The request – From the first line of the data below through the line bearing "import plotly.graph_objects as go", reproduce each line exactly; do not include pictures.

Working data –
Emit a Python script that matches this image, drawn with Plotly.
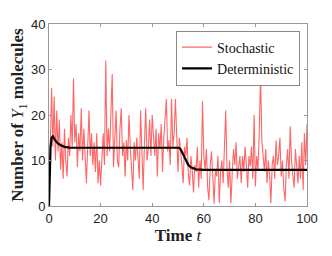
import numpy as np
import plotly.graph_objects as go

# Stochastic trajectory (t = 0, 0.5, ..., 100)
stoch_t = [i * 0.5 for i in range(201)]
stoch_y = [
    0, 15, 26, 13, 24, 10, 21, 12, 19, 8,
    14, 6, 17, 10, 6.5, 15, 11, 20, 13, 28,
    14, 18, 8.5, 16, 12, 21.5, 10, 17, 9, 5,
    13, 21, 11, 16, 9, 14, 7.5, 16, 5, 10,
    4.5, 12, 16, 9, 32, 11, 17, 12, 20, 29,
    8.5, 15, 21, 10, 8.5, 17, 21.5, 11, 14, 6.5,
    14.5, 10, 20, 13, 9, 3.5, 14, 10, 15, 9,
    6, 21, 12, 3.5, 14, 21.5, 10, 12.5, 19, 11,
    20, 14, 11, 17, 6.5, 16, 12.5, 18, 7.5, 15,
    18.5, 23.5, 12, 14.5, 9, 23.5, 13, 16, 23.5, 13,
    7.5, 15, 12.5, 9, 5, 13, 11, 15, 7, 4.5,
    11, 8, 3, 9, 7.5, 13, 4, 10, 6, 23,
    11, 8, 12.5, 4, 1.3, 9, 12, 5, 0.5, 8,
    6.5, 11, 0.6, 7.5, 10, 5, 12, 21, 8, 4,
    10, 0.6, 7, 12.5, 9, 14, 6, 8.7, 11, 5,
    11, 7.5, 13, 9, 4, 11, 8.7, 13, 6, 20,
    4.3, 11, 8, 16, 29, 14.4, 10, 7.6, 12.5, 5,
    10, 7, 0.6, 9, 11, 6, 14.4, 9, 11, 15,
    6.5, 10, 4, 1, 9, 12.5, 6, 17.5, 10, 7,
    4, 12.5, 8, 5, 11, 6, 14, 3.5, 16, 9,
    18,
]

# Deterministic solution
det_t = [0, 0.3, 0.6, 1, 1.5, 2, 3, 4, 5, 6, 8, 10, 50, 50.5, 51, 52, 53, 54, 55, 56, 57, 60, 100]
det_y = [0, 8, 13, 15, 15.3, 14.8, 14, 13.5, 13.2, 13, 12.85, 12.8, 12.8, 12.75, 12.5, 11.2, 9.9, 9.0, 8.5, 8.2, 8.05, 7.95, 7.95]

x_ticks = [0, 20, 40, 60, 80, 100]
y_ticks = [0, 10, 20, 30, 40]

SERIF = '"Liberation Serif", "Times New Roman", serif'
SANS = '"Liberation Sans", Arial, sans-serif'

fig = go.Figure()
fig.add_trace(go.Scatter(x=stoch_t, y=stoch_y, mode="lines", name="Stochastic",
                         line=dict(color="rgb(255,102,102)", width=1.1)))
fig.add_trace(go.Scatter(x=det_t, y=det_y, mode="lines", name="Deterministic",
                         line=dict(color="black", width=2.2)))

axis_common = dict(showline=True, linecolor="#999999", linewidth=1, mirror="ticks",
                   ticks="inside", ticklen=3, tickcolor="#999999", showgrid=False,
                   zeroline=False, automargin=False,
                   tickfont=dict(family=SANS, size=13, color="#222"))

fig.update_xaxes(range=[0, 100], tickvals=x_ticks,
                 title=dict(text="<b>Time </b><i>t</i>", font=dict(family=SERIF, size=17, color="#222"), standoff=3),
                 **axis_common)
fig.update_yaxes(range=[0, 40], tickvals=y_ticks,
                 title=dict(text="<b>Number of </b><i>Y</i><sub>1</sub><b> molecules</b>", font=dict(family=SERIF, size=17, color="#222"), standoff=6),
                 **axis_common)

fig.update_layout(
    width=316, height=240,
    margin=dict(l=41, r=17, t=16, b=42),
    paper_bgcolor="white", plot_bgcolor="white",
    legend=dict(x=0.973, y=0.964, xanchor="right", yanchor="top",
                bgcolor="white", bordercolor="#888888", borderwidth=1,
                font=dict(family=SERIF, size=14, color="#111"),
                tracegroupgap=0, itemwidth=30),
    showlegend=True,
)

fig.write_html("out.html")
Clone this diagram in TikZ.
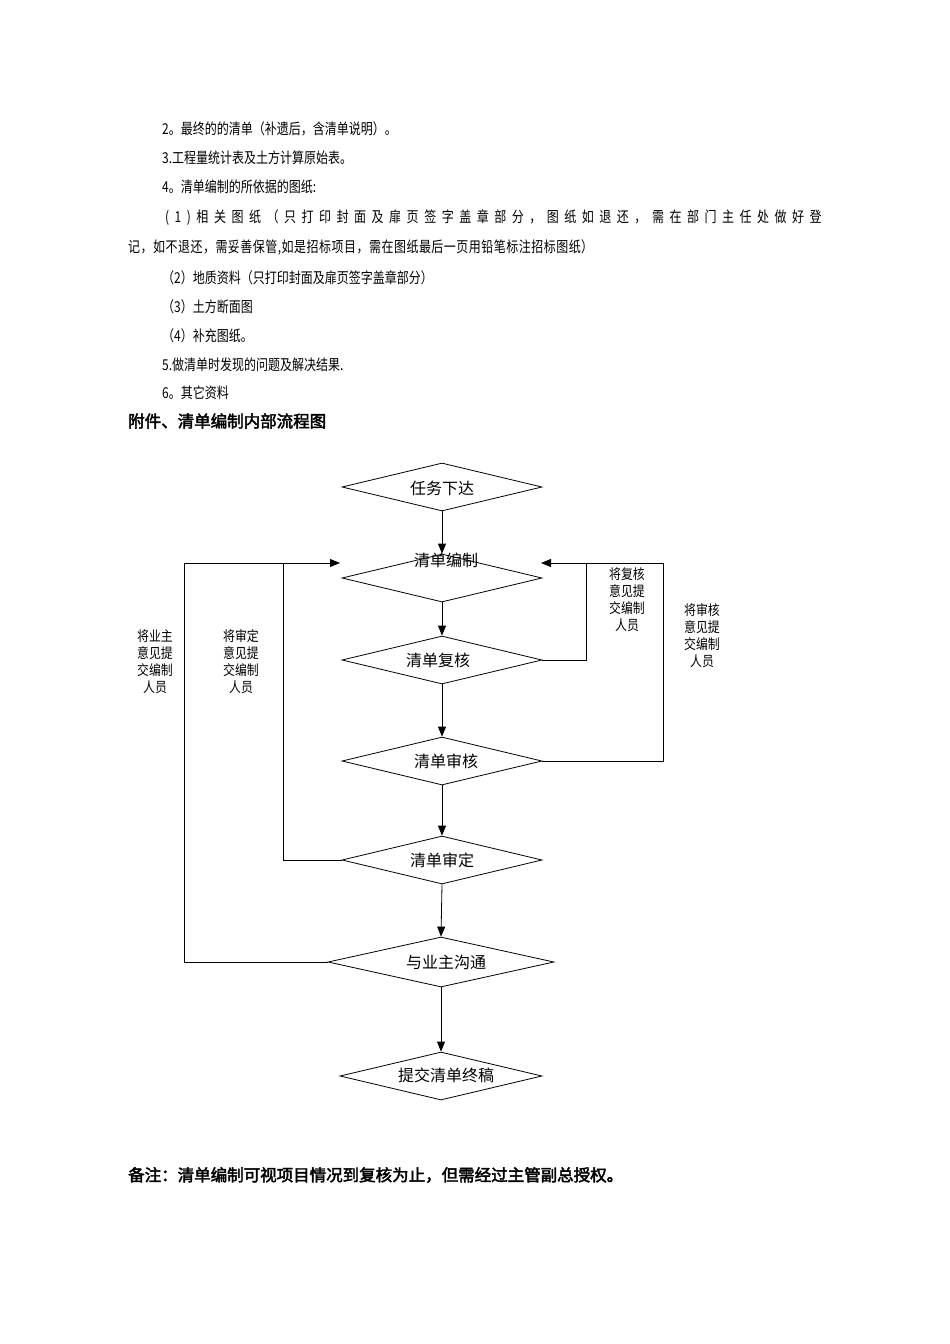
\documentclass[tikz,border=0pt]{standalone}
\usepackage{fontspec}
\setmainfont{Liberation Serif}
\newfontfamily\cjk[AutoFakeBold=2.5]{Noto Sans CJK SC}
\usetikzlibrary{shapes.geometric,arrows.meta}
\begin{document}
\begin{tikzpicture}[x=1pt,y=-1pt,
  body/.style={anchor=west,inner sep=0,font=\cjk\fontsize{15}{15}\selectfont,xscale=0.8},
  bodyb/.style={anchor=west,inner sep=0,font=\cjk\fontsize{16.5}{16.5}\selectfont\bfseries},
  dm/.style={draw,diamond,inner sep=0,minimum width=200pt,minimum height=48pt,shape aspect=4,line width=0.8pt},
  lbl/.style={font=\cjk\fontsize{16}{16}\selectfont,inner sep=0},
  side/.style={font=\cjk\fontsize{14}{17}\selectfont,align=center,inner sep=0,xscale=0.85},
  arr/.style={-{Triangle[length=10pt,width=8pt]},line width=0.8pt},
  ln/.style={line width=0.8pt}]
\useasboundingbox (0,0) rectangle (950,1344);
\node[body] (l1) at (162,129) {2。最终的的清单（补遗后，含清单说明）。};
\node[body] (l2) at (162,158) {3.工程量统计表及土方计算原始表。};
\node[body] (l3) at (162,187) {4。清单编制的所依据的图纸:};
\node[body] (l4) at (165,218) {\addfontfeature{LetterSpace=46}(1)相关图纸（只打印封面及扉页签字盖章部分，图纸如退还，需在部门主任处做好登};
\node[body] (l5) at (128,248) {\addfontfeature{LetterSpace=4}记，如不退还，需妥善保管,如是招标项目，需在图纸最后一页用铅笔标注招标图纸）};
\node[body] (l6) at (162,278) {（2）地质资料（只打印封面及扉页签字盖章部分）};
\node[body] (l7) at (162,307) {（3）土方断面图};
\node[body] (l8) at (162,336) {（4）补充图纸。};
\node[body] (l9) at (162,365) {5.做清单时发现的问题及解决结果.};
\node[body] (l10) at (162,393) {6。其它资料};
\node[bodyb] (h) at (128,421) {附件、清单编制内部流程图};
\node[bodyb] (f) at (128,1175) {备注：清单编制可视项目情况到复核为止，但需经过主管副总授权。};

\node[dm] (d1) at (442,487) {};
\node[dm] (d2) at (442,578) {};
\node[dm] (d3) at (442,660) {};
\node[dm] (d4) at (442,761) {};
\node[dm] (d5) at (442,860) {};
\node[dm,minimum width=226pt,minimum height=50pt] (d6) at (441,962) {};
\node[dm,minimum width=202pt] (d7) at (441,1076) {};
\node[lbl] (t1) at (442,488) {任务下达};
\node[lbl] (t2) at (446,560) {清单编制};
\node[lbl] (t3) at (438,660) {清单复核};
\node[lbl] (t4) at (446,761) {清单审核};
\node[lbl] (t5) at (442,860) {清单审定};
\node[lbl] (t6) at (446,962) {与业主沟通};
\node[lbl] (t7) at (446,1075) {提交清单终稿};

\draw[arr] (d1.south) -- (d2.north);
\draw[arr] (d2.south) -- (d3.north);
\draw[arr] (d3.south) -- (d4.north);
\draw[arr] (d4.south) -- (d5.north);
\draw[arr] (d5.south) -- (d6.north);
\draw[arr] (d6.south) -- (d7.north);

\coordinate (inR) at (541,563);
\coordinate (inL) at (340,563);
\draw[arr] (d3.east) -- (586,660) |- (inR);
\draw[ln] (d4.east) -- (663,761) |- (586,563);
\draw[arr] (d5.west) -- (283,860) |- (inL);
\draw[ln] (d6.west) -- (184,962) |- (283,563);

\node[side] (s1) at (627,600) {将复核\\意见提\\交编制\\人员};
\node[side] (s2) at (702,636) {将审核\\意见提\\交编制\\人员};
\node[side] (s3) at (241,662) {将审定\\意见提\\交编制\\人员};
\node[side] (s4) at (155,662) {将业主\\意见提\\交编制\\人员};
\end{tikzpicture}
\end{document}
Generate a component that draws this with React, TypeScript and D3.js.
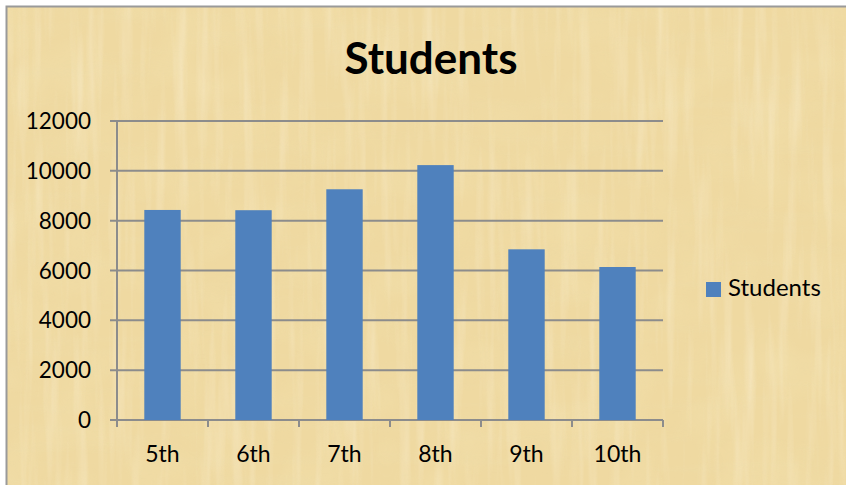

Answer for this exercise –
Emit a Python script that matches this image, drawn with Plotly.
import numpy as np
import plotly.graph_objects as go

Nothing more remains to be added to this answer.